What does it all mean? • Current tools manage aspects. • Tools are for the most part unaware of behavior. • Mapping behaviors is a really hard problem. • Closures provide a tangible way to break that hard problem up into simpler ones. • Promises provide the glue that allows closures to efficiently communicate.
The point • Aspects define constraints. • Closures define predictability. • Promises define intent. • This allows automatic verification of configuration information!
CM-TNG • Current tools do nothing more than assert what they believe to be appropriate aspects. • The next frontier: automatic validation and verification. • Mechanism: closures and promises.
Verification • Before binding a client to a server, check that the server is functioning via a promise. • The server checks itself through a closure. • The local aspect is not set to a value until this remote check is made. • No more broken service links!
“Present Work” • “The other half” of this work: • Burgess and Couch, “Autonomic Computing Approximated by Fixed-Point Promises,” Proc. MACE 2006. • Purport: conceptualize the notion of management entirely in terms of a set of convergent operators acting in a distributed network. • A promise is a form of “operator.”

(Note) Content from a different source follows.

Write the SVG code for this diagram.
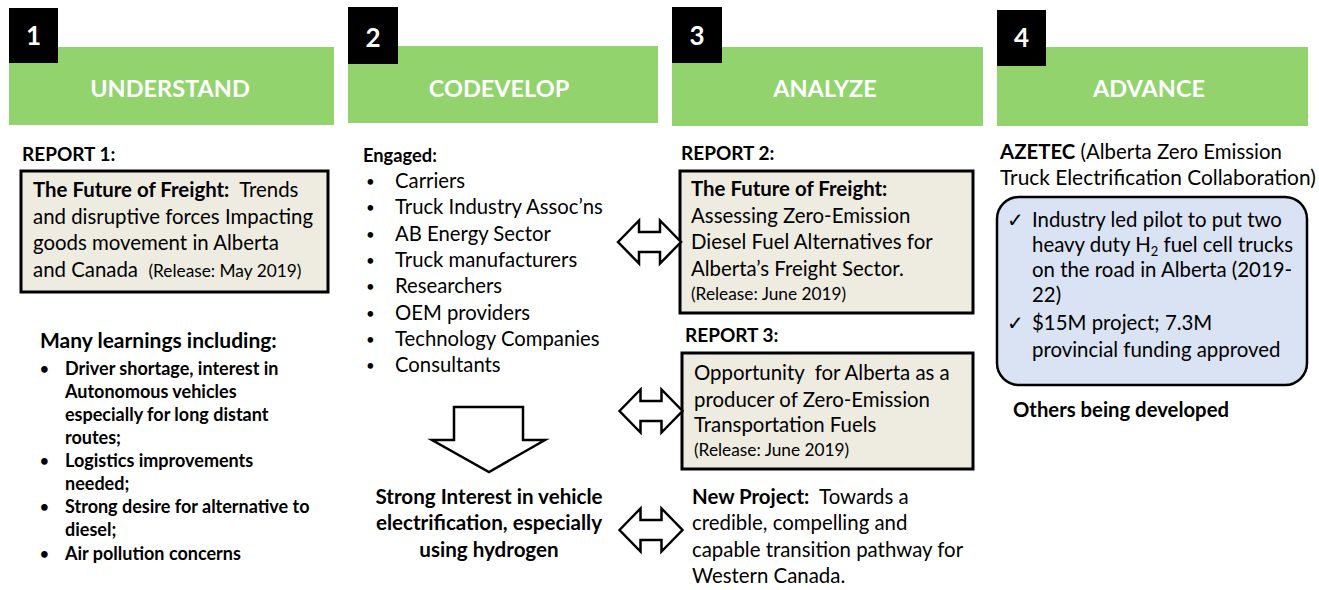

Conclusions (for developers) • The combination of the theories is greater than the sum of the parts. • Aspects help one to discover closures. • Closures and promises allow one to manage verified aspects . • This is the first step toward configuration tools that are aware of and manage behavior rather than configuration.
Conclusions (for users) • Aspects provide a methodology by which one can evaluate tools. • A tool either “manages an aspect” or it does not. • Some tools are “closer to managing closures” than others. • Aspects and closures provide a way of comparing tool capabilities. • Promises provide a way of describing and comparing distributed management tools.